Entries:
=====

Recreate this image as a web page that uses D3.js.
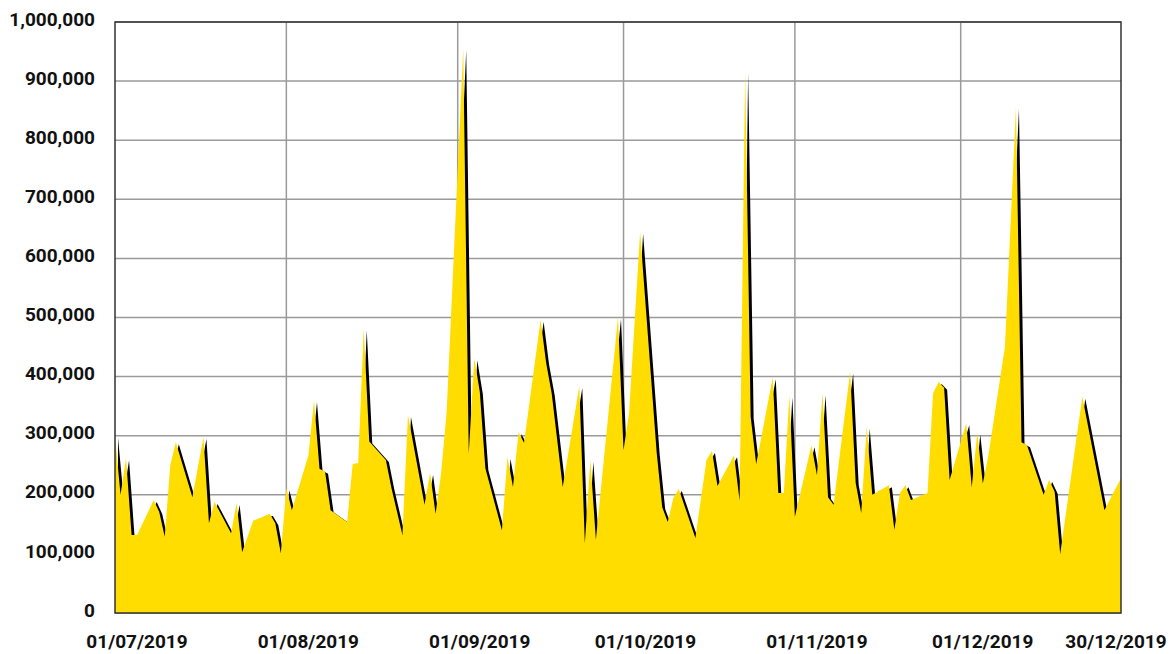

=====

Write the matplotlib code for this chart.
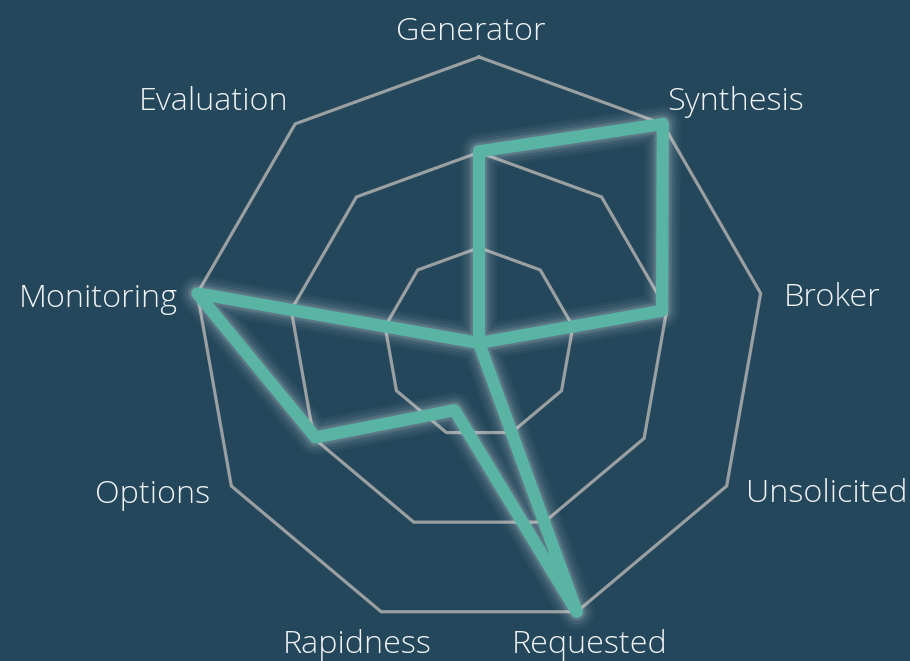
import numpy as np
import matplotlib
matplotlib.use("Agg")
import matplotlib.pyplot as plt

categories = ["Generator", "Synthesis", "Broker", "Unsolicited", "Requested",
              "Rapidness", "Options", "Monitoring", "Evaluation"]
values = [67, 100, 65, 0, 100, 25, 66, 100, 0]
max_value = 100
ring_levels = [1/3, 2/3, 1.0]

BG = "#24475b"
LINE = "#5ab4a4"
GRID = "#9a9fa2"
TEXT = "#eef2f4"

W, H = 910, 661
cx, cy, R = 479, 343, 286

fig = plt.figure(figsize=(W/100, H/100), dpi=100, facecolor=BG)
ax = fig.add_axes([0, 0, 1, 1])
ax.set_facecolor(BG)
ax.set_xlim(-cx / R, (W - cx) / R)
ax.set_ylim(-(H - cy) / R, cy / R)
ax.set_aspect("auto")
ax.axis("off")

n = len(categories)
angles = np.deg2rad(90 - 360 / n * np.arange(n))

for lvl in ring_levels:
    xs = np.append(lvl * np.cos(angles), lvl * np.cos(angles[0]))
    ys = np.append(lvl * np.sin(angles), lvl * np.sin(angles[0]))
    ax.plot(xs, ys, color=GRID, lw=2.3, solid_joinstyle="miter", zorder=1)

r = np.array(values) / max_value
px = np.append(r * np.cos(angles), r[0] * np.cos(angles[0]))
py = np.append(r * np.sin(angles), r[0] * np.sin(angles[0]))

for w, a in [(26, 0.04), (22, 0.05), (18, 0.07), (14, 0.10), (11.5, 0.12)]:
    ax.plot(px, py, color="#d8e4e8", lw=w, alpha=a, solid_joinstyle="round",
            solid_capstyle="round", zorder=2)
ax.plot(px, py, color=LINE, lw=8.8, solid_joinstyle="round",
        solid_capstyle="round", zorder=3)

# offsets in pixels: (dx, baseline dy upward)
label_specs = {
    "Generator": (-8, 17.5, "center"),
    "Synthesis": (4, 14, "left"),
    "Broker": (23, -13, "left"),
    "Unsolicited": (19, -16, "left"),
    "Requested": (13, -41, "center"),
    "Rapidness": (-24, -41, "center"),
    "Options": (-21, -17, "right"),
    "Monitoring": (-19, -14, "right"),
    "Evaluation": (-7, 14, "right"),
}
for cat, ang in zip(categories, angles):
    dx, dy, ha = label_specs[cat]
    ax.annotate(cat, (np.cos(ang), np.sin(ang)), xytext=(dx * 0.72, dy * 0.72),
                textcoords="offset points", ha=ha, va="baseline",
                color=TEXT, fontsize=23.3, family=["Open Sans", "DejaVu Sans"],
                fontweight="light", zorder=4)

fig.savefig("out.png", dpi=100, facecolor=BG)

=====

Work to complete:
Where a line of the entries contains the word "this", copy that line.

Solved exercise:
Recreate this image as a web page that uses D3.js.
Write the matplotlib code for this chart.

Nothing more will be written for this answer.